++++ DATASET ENTRIES
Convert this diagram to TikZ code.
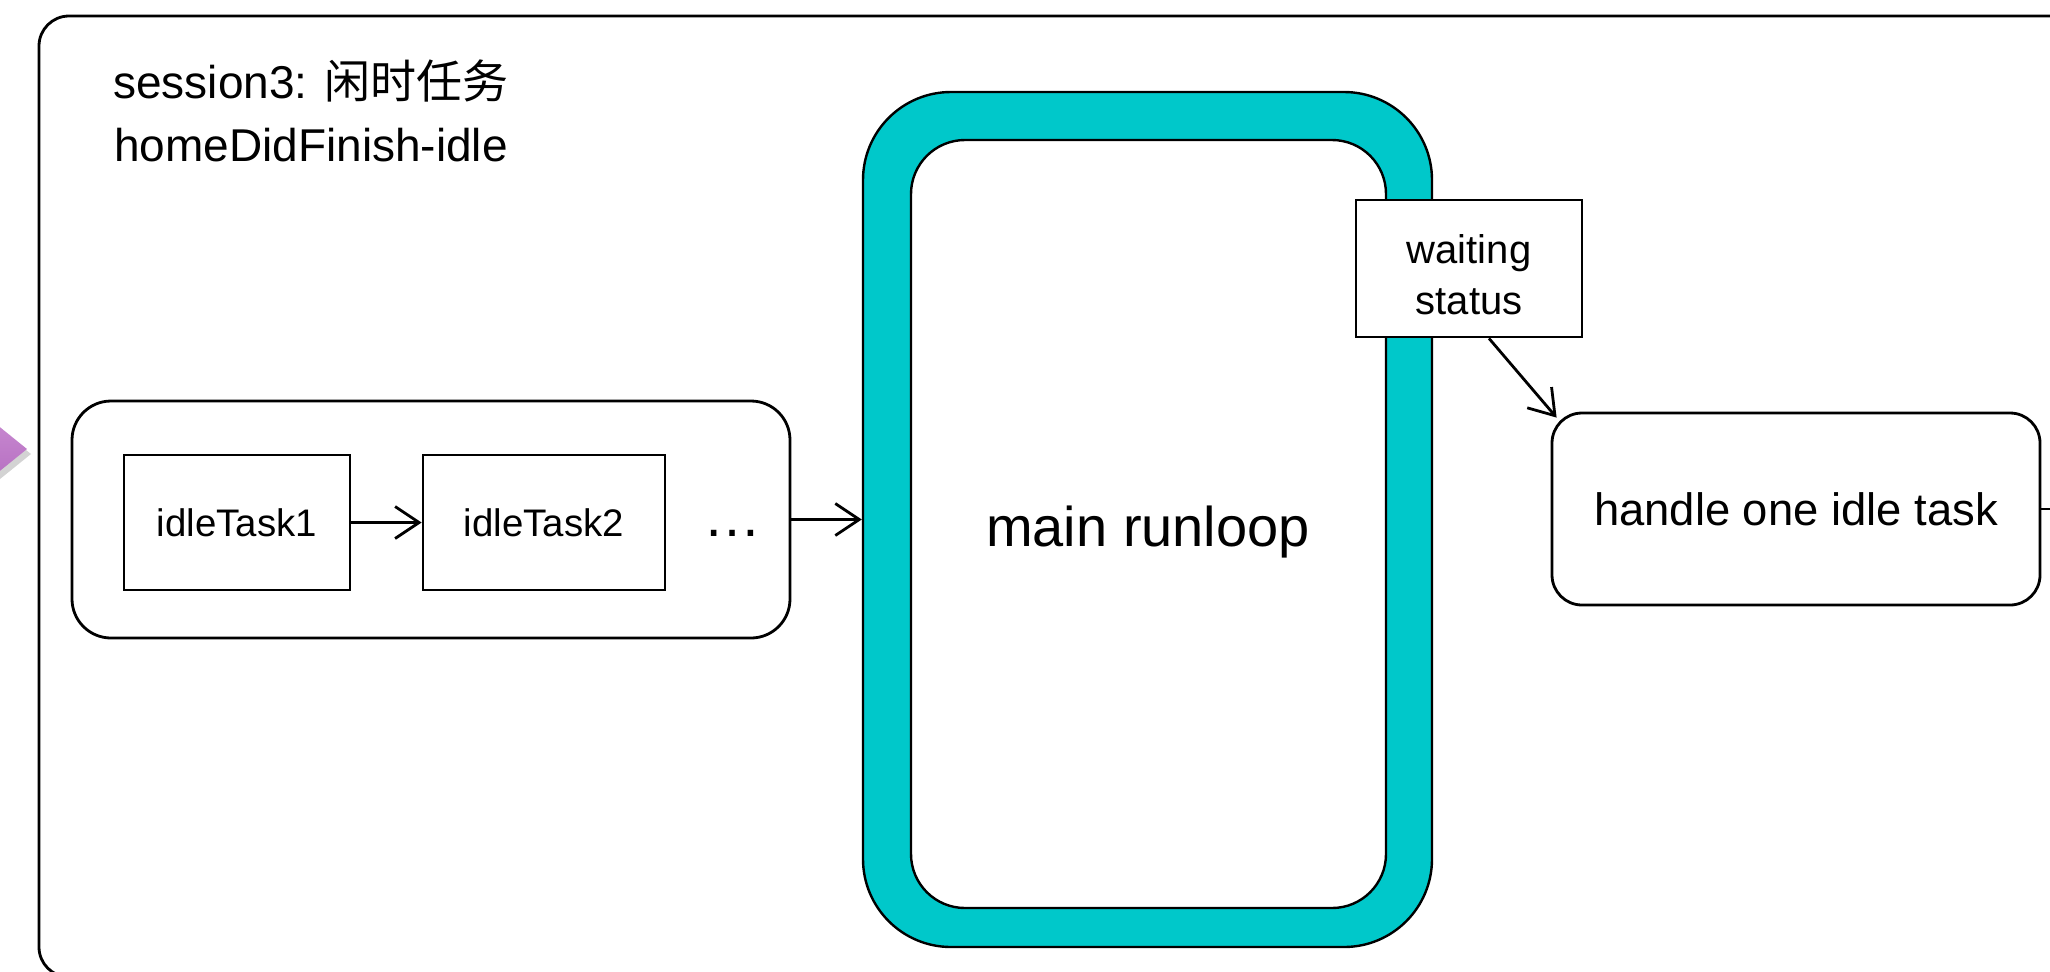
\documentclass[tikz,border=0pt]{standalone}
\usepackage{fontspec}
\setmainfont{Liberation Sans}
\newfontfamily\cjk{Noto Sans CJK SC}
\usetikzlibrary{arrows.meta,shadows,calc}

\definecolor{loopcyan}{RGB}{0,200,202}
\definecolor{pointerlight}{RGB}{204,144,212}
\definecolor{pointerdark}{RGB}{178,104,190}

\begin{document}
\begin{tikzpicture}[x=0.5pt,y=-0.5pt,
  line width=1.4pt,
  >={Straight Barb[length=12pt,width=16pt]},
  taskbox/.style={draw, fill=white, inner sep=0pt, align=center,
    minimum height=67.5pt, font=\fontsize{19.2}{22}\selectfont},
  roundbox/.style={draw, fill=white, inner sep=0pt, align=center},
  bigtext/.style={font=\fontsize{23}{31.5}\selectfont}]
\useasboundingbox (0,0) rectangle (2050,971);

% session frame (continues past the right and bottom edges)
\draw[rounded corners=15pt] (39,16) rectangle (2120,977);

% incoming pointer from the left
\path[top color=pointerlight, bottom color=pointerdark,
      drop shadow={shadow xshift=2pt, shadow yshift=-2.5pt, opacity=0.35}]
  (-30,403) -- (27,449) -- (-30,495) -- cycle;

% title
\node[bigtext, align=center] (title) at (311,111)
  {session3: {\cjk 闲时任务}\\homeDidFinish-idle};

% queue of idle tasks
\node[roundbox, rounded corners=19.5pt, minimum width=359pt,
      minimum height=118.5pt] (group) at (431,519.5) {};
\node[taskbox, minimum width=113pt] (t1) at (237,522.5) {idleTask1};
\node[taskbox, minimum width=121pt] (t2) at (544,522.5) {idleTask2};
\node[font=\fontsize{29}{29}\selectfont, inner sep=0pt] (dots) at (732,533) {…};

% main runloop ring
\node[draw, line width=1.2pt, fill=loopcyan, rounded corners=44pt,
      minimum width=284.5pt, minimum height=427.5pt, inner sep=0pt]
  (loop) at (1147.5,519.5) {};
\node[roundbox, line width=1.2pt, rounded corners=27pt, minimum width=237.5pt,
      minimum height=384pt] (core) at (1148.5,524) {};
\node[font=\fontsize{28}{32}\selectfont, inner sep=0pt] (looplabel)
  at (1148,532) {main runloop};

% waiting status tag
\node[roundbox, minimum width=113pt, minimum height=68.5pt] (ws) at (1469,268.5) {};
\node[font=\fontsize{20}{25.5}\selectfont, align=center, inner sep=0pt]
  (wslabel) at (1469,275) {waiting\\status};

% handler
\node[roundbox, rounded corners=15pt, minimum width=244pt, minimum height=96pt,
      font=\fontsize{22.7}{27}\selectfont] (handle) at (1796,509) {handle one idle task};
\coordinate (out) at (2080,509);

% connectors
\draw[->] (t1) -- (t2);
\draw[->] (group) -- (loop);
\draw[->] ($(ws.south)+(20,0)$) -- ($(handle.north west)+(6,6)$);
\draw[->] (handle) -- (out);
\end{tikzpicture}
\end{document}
++++++++
++++ DATASET ENTRIES
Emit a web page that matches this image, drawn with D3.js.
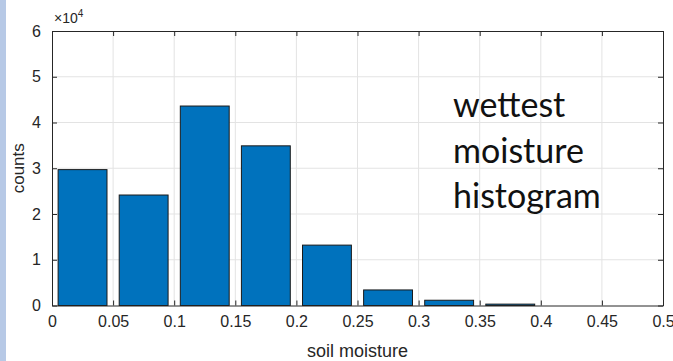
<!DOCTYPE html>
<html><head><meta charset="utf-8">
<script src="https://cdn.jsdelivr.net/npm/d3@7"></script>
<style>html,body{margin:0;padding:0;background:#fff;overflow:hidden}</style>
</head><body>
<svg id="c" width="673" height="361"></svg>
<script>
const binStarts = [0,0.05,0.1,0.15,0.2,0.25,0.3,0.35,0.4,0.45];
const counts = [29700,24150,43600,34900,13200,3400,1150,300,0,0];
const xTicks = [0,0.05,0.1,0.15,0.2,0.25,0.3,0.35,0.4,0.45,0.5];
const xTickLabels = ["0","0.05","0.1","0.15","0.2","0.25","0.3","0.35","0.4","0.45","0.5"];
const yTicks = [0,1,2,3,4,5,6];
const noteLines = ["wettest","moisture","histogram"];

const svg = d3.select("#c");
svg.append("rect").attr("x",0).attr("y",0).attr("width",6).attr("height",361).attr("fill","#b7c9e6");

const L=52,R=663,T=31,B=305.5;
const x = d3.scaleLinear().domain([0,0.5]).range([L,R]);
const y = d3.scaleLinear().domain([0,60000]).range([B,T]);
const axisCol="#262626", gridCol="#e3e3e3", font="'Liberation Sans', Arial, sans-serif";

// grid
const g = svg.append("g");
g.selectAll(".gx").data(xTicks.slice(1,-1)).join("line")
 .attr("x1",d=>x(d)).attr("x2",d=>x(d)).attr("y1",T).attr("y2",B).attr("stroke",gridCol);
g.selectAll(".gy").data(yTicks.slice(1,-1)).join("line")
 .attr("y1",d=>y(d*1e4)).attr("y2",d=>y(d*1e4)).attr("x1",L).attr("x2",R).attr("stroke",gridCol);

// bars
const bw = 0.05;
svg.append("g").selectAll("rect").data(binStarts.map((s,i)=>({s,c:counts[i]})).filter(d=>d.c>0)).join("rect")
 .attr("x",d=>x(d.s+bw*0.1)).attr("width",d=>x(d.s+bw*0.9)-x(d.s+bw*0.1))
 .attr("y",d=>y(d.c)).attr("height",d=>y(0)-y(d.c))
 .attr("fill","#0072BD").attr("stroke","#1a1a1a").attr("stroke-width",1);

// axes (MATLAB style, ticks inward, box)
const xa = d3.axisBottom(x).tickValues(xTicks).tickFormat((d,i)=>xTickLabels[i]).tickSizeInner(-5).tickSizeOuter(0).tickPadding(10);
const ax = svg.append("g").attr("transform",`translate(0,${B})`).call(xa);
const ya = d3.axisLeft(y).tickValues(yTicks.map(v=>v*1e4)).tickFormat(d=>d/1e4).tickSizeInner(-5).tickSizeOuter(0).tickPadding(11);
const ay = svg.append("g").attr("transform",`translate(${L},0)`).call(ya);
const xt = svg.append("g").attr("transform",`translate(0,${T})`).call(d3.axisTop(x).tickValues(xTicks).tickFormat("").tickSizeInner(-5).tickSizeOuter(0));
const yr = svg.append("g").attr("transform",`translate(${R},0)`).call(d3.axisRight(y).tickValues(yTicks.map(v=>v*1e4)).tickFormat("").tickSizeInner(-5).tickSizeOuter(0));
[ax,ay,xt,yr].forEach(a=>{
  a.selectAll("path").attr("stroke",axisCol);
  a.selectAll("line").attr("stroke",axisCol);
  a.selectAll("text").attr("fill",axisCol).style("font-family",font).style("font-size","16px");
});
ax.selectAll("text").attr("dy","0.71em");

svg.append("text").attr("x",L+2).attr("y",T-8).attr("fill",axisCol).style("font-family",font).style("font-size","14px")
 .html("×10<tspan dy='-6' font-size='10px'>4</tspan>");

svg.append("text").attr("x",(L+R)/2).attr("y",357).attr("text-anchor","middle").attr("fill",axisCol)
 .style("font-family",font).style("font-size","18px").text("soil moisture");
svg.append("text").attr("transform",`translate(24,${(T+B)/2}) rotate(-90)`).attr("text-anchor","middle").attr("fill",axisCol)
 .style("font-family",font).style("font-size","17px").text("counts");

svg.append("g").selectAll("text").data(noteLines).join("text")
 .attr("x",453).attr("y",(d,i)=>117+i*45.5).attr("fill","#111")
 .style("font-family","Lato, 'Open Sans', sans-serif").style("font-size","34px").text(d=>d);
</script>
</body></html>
++++++++
EXERCISE PROMPT: Do not copy any pictures. Retype exactly the stretch from the line with "Convert this diagram to TikZ code." through the line with "inner sep=0pt] (dots)".

REPLY TO THE TASK:
Convert this diagram to TikZ code.
\documentclass[tikz,border=0pt]{standalone}
\usepackage{fontspec}
\setmainfont{Liberation Sans}
\newfontfamily\cjk{Noto Sans CJK SC}
\usetikzlibrary{arrows.meta,shadows,calc}

\definecolor{loopcyan}{RGB}{0,200,202}
\definecolor{pointerlight}{RGB}{204,144,212}
\definecolor{pointerdark}{RGB}{178,104,190}

\begin{document}
\begin{tikzpicture}[x=0.5pt,y=-0.5pt,
  line width=1.4pt,
  >={Straight Barb[length=12pt,width=16pt]},
  taskbox/.style={draw, fill=white, inner sep=0pt, align=center,
    minimum height=67.5pt, font=\fontsize{19.2}{22}\selectfont},
  roundbox/.style={draw, fill=white, inner sep=0pt, align=center},
  bigtext/.style={font=\fontsize{23}{31.5}\selectfont}]
\useasboundingbox (0,0) rectangle (2050,971);

% session frame (continues past the right and bottom edges)
\draw[rounded corners=15pt] (39,16) rectangle (2120,977);

% incoming pointer from the left
\path[top color=pointerlight, bottom color=pointerdark,
      drop shadow={shadow xshift=2pt, shadow yshift=-2.5pt, opacity=0.35}]
  (-30,403) -- (27,449) -- (-30,495) -- cycle;

% title
\node[bigtext, align=center] (title) at (311,111)
  {session3: {\cjk 闲时任务}\\homeDidFinish-idle};

% queue of idle tasks
\node[roundbox, rounded corners=19.5pt, minimum width=359pt,
      minimum height=118.5pt] (group) at (431,519.5) {};
\node[taskbox, minimum width=113pt] (t1) at (237,522.5) {idleTask1};
\node[taskbox, minimum width=121pt] (t2) at (544,522.5) {idleTask2};
\node[font=\fontsize{29}{29}\selectfont, inner sep=0pt] (dots) at (732,533) {…};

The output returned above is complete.